Give again, word for word, each line from the top of the listing through the line that holds "import plotly.graph_objects as go".
— START OF DATA BLOCK —
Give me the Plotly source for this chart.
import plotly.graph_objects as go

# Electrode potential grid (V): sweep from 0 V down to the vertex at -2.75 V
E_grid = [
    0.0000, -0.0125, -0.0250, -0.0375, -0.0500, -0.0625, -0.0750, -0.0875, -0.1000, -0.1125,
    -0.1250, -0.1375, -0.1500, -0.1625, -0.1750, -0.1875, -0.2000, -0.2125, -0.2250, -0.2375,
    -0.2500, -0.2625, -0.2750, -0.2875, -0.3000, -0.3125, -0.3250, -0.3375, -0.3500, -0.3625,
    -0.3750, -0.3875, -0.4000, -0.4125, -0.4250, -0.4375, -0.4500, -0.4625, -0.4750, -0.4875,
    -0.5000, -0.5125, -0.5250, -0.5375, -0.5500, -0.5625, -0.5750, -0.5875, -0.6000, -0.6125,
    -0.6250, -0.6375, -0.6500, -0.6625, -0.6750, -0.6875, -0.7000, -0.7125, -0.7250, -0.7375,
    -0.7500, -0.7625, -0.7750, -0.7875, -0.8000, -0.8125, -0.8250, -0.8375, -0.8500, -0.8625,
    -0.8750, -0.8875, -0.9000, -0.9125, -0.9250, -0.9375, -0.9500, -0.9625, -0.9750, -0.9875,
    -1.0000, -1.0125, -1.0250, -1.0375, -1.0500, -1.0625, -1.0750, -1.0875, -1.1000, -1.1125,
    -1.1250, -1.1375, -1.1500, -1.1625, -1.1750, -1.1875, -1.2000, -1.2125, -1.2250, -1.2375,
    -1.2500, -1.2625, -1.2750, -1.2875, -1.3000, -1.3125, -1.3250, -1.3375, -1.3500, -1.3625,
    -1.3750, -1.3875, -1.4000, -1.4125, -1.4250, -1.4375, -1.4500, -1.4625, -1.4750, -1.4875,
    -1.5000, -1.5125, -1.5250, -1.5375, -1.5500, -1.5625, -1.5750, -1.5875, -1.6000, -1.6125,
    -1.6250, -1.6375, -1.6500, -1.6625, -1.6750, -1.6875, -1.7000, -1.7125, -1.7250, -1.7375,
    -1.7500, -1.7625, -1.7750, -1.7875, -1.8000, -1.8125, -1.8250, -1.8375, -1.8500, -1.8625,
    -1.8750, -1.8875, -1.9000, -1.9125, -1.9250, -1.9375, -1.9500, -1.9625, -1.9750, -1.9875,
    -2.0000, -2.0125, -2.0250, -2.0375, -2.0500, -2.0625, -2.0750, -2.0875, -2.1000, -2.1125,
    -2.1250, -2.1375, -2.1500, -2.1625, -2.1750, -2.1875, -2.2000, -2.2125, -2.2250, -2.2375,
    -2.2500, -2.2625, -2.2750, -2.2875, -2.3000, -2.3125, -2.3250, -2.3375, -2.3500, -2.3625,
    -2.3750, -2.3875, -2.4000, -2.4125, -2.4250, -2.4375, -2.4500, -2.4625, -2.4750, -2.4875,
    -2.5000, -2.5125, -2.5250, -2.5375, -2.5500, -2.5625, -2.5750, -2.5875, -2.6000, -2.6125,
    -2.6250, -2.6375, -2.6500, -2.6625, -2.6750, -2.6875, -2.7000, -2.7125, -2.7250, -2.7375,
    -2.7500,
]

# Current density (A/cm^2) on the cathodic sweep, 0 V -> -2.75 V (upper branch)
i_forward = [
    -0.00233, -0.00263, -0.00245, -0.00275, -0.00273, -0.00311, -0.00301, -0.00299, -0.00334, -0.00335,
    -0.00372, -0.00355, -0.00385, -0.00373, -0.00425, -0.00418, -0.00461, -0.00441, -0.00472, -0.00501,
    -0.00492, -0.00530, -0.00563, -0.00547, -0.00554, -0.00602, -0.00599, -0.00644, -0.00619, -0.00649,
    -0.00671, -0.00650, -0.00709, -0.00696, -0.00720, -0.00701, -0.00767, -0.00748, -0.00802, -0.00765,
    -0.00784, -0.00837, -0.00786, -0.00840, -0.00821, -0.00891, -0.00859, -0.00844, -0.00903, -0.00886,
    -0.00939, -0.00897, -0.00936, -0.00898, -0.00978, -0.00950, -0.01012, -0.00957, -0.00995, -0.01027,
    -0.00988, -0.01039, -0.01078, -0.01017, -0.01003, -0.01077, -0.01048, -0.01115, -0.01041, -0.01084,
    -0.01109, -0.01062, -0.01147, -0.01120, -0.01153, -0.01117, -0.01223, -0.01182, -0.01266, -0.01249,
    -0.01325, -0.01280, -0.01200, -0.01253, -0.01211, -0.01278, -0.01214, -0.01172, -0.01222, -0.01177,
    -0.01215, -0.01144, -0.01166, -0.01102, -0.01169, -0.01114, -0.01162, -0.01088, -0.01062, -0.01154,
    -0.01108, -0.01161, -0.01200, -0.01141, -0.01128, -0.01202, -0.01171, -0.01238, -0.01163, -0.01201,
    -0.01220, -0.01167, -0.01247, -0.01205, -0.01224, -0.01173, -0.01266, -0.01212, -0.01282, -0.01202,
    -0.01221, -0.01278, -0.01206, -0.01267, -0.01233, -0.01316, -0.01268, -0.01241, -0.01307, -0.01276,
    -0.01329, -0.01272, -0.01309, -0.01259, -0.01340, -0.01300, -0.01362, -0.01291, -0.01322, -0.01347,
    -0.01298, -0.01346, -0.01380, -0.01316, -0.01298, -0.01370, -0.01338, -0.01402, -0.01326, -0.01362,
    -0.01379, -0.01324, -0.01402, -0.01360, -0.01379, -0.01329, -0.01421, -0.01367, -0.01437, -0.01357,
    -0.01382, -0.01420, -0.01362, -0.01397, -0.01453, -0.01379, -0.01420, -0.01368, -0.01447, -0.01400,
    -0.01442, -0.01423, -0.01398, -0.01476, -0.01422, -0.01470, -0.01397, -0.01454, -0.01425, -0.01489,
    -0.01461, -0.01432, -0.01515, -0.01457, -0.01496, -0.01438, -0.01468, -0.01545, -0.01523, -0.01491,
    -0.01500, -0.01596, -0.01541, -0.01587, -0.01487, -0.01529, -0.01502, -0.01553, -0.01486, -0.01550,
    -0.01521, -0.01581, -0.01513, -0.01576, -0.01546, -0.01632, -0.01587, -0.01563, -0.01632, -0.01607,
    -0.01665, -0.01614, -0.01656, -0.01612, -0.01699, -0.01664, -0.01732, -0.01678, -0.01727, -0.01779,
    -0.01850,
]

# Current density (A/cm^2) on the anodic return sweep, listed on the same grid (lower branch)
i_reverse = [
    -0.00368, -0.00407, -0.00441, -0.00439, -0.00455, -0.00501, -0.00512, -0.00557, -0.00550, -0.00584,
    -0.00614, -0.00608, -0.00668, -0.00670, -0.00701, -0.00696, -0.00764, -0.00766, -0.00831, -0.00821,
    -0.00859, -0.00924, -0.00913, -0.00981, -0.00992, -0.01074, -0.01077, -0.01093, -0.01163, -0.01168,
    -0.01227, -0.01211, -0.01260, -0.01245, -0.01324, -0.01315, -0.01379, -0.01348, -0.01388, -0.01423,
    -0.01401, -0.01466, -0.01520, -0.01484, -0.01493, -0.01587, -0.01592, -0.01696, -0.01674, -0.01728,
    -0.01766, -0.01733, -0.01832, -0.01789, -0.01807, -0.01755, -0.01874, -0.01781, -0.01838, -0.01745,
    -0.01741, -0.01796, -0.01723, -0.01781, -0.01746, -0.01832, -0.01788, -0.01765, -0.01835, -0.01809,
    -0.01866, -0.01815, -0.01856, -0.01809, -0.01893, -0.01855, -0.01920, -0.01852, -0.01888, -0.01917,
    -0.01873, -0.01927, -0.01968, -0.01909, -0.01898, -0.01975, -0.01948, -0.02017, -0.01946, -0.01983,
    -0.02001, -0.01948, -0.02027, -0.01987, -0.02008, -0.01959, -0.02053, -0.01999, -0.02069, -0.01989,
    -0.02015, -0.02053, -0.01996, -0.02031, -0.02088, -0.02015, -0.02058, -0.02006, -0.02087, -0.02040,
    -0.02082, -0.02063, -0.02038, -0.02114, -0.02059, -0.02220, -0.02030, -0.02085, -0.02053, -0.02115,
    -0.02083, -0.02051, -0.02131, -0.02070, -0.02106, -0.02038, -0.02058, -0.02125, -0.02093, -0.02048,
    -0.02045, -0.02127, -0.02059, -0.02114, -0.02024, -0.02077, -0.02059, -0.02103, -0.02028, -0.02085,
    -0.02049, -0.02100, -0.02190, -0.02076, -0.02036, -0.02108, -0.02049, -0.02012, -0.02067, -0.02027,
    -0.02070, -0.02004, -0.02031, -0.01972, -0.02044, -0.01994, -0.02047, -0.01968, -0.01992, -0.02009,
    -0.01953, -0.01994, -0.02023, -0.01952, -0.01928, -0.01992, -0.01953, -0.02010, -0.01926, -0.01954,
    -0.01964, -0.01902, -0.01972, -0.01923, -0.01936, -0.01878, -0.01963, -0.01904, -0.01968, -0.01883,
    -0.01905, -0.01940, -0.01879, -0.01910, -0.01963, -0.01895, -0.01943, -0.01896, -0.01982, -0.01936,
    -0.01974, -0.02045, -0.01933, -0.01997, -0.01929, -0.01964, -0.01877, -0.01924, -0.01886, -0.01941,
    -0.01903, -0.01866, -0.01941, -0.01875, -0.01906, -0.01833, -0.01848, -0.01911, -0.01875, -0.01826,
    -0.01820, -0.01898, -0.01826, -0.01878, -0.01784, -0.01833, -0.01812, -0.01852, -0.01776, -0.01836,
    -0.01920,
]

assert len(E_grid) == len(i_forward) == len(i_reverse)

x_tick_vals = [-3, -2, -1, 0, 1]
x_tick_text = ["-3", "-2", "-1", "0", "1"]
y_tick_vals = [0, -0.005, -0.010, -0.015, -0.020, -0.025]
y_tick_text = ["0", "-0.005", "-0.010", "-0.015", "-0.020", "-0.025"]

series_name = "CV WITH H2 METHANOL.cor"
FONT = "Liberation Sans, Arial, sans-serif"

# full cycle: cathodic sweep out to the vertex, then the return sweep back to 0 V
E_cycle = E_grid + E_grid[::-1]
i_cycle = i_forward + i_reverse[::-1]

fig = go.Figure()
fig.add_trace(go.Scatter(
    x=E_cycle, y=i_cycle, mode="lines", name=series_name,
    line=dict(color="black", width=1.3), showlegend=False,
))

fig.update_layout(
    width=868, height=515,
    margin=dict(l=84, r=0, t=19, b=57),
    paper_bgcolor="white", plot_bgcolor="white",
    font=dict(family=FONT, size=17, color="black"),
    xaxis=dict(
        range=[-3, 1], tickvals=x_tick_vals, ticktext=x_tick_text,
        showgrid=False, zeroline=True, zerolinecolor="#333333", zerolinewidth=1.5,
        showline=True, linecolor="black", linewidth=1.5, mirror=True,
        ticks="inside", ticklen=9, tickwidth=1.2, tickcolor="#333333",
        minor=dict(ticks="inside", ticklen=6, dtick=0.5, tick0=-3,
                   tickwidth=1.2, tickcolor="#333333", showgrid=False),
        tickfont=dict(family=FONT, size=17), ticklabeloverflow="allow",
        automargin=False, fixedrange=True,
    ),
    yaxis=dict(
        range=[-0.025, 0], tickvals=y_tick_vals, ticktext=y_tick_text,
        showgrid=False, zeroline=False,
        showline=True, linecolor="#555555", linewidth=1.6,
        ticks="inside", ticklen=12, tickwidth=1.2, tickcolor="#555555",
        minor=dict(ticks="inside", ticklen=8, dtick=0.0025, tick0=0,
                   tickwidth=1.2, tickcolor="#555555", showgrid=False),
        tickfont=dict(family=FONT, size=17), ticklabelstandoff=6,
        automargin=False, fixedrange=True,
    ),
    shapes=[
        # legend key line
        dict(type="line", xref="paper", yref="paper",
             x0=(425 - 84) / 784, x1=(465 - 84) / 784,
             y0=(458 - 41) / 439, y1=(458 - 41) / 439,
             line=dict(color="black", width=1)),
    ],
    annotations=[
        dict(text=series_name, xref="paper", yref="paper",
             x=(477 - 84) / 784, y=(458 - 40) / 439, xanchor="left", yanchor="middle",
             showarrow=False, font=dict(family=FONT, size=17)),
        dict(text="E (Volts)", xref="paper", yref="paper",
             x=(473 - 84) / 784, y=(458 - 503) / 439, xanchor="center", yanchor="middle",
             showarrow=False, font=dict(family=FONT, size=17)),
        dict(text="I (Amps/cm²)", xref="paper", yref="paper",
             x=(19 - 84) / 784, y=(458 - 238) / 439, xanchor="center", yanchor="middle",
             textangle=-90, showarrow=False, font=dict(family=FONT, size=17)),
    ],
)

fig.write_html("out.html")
— END OF DATA BLOCK —
• TASK ANSWER
Give me the Plotly source for this chart.
import plotly.graph_objects as go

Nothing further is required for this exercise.